My Gran Diccionario Oxford has no entry for cada as a pronoun??? Can Velazquez be correct? Surely "cada" is not a pronoun.... Or am I to lose faith in my thus far ever trusted hard-cover source?

8643 views
updated SEP 8, 2010
posted by Janice

3 Answers

5
votes

cada can act as a locución pronomial which means that when combined with certain words the words together act as pronoun.

For example, the RAE lists the following:

~ cual.

  1. loc. pronom. Designa separadamente a una persona en relación a las otras.

i.e. cada cual when taken together signifies a person seprate and distinct in relation to other people.

obviously that fits the definition of pronoun (i.e. refers to that person/thing without naming the person/thing with a noun).

The RAE, however, does not list cada as a pronoun by itself.

updated SEP 8, 2010
edited by Izanoni1
posted by Izanoni1
Aha! - grammar is certainly more complicated than I remember it from the sixth grade! Thanks.
1
vote

of course 'cada' can be a pronoun, the same way that 'each' can be a pronoun in english—when it refers to a previously mentioned noun, then the use of 'each' o 'cada' is IMPLIED.

por ejemplo: Da Hershey Kisses a todos los niños—sólo un beso por cada.

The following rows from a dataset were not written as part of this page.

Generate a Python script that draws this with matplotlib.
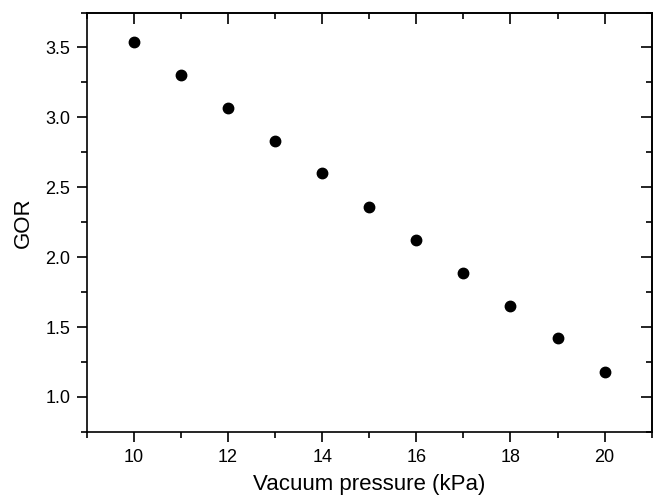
import matplotlib
matplotlib.use("Agg")
import matplotlib.pyplot as plt
from matplotlib.ticker import MultipleLocator

plt.rcParams['font.family'] = ['Liberation Sans', 'DejaVu Sans']

pressure = [10, 11, 12, 13, 14, 15, 16, 17, 18, 19, 20]
gor = [3.54, 3.30, 3.07, 2.83, 2.60, 2.36, 2.12, 1.89, 1.65, 1.42, 1.18]

fig = plt.figure(figsize=(6.53, 5.01), dpi=100)
ax = fig.add_axes([0.133, 0.138, 0.865, 0.837])
ax.plot(pressure, gor, 'o', color='black', markersize=7.5)
ax.set_xlim(9, 21)
ax.set_ylim(0.75, 3.75)
ax.xaxis.set_major_locator(MultipleLocator(2))
ax.xaxis.set_minor_locator(MultipleLocator(1))
ax.yaxis.set_major_locator(MultipleLocator(0.5))
ax.yaxis.set_minor_locator(MultipleLocator(0.25))
ax.tick_params(which='both', direction='out', top=False, right=False, labelsize=13, width=1.2)
ax.tick_params(which='major', length=7, pad=5)
ax.tick_params(which='minor', length=4)
ax.set_yticks([1.0, 1.5, 2.0, 2.5, 3.0, 3.5])
ax.set_yticklabels(['1.0', '1.5', '2.0', '2.5', '3.0', '3.5'])
ax.set_xticks([10, 12, 14, 16, 18, 20])
# inward ticks on top and right
secx = ax.secondary_xaxis('top')
secx.xaxis.set_major_locator(MultipleLocator(2))
secx.xaxis.set_minor_locator(MultipleLocator(1))
secx.tick_params(which='both', direction='in', labeltop=False, width=1.2)
secx.tick_params(which='major', length=8)
secx.tick_params(which='minor', length=4.5)
secy = ax.secondary_yaxis('right')
secy.yaxis.set_major_locator(MultipleLocator(0.5))
secy.yaxis.set_minor_locator(MultipleLocator(0.25))
secy.tick_params(which='both', direction='in', labelright=False, width=1.2)
secy.tick_params(which='major', length=8)
secy.tick_params(which='minor', length=4.5)
for s in ax.spines.values():
    s.set_linewidth(1.2)
secx.spines['top'].set_linewidth(1.2)
secy.spines['right'].set_linewidth(1.2)
ax.set_xlabel('Vacuum pressure (kPa)', fontsize=16, labelpad=6)
ax.set_ylabel('GOR', fontsize=16, labelpad=8)
fig.savefig('out.png', dpi=100)
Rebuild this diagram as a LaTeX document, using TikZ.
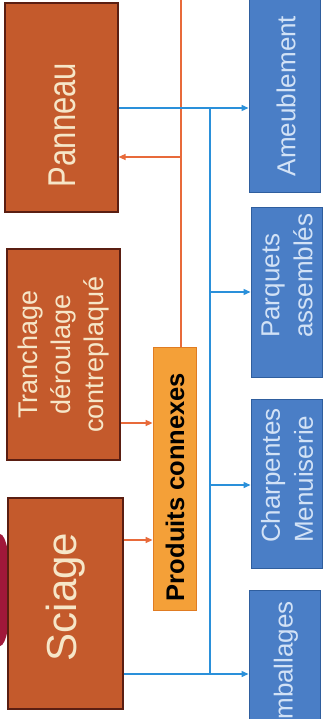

Give candy kisses to all of the children—but only one kiss to each. [child]

I'd say 'each' is a pronoun en este caso, no?

updated SEP 7, 2010
posted by machamaria
To each his own.
0
votes

Thank you, machamaria. Very interesting thought. But I am still confused by those Velazquez examples, all of which indicate an "adjetivo invariable" use.

The other thought I have is that the "each" in "Give only one kiss to each!" cannot be considered to stand alone, but rather seems to modify the missing, but understood, "one" or "child".

I sense that this is somehow different from "Give only one kiss to him!" in which no word could follow him because of being "modified" or "described" by it.

Likewise if I write "I have lots of M&Ms;. Choose between the red and the green." Would I have to consider "red" nor "green" a pronoun in such a sentence? I have to think that there may be some other grammatical term for this use.